秋から魚体が大きくなり脂が乗るサバ。寒さが厳しくなるこれからがさらに期待できる
みそ煮、しめさば、みりん干し。さまざまな調理法で旬の味が楽しめる

 海と山とで育まれる豊かな石巻地方の食材。伝わる文化と技を生かした郷土の「食」を紹介する。

金華さば

 寒さ厳しい12月早朝。石巻魚市場に朝日を浴びたマサバが船から次々と姿を現す。その中から魚体が大きく脂乗りのいいものを同市場がブランド魚「金華さば」と認定する。
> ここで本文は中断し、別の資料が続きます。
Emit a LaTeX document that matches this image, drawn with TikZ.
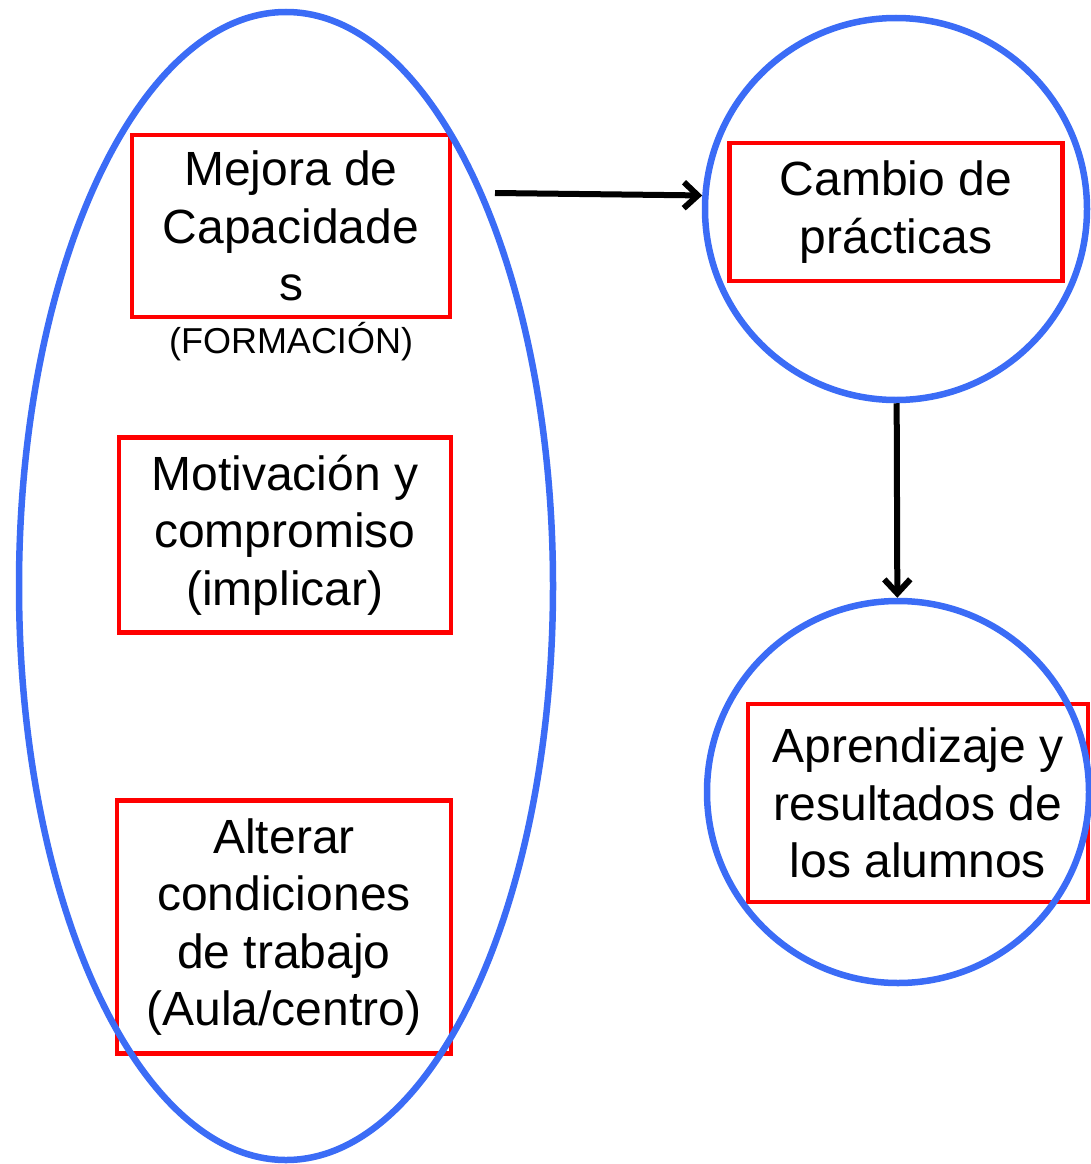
\documentclass[tikz,border=0pt]{standalone}
\usepackage{fontspec}
\setmainfont{Liberation Sans}
\usetikzlibrary{shapes.geometric,arrows.meta,positioning}
\definecolor{ovalblue}{RGB}{59,108,246}
\definecolor{boxred}{RGB}{255,0,0}
\begin{document}
\begin{tikzpicture}[x=1pt,y=-1pt]
 	\tikzstyle{box}=[rectangle, draw=boxred, line width=4.5pt, inner sep=0pt, align=center, font=\fontsize{48}{57.5}\selectfont]
 	\tikzstyle{ring}=[circle, draw=ovalblue, line width=6.5pt, minimum size=382pt]
 	\tikzstyle{connect}=[-{Straight Barb[length=14pt,width=26pt]}, line width=6pt]
 	\useasboundingbox (0,0) rectangle (1091,1164);
 	\node[box, minimum width=318pt, minimum height=182pt] (capac) at (291,226) {Mejora de\\Capacidade\\s};
 	\node[font=\fontsize{36}{43}\selectfont] (formacion) at (291,342) {(FORMACIÓN)};
 	\node[box, minimum width=332pt, minimum height=195pt] (motiv) at (285,535) {Motivación y\\compromiso\\(implicar)};
 	\node[box, minimum width=334pt, minimum height=253pt] (alterar) at (284,927) {Alterar\\condiciones\\de trabajo\\(Aula/centro)};
 	\node[box, minimum width=333pt, minimum height=138pt] (cambio) at (896,212) {Cambio de\\prácticas};
 	\node[box, minimum width=340pt, minimum height=198pt] (aprend) at (918,803) {Aprendizaje y\\resultados de\\los alumnos};
 	\node[ellipse, draw=ovalblue, line width=6.5pt, minimum width=534pt, minimum height=1148pt] (grupo) at (286,586) {};
 	\node[ring] (practicas) at (896,209) {};
 	\node[ring] (alumnos) at (898,792) {};
 	\coordinate (salida) at (495,193);
 	\path (salida) edge [connect] (practicas.176)
 	(practicas) edge [connect] (alumnos);
\end{tikzpicture}
\end{document}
秋から冬は、サバを積んだ船が続々と入港し、市場も活気づく。

 金華さばを探しに石巻市中央3丁目の鮮魚店「ヤマキ新道水産」へ足を運んだ。代表の青山周平さん(30)が「太っていて顔が小さく見えるかがポイントの一つ。魚体の幅が広いものもいい」と、おいしいサバの見極め方を教えてくれた。

 調理法について、レジ担当の鈴木智子さん(75)は「塩焼きやみそ煮はもちろん、竜田揚げ、みりん干しにしてもいい。自宅にある調味料を使って、シンプルな料理で食べるのがお薦めだ」という。

 石巻地方では数多くの水産加工会社がサバを使った商品を開発、販売している。「三政商店」(石巻市泉町)の三浦政洋社長は「寒くなればなるほど身がぎゅっと締まってうま味が増す。多くの人においしさを伝えたい」と語る。

 今年は金華さばのシーズン到来宣言が12月と過去最も遅くなったが、徐々にサイズの大きいものが増えている。最盛期の1月に期待がかかる。

 寒さで家にこもりたく時期。締めさばや刺し身で味わうのもよし、カレーやお茶漬けの具にするといった選択肢もある。「今日はどうやって食べようか」。石巻を代表する魚とじっくり向き合おうと思う。
(大谷佳祐)

<メモ>
 石巻魚市場には黒潮と親潮が出合い餌が豊富な金華山沖などの漁場で、定置網、一本釣り、巻き網によって水揚げされたサバが水揚げされる。金華さばは鮮度が良く、脂質15%以上という基準を満たしたものだけが選ばれ、重さも500グラム前後が目安。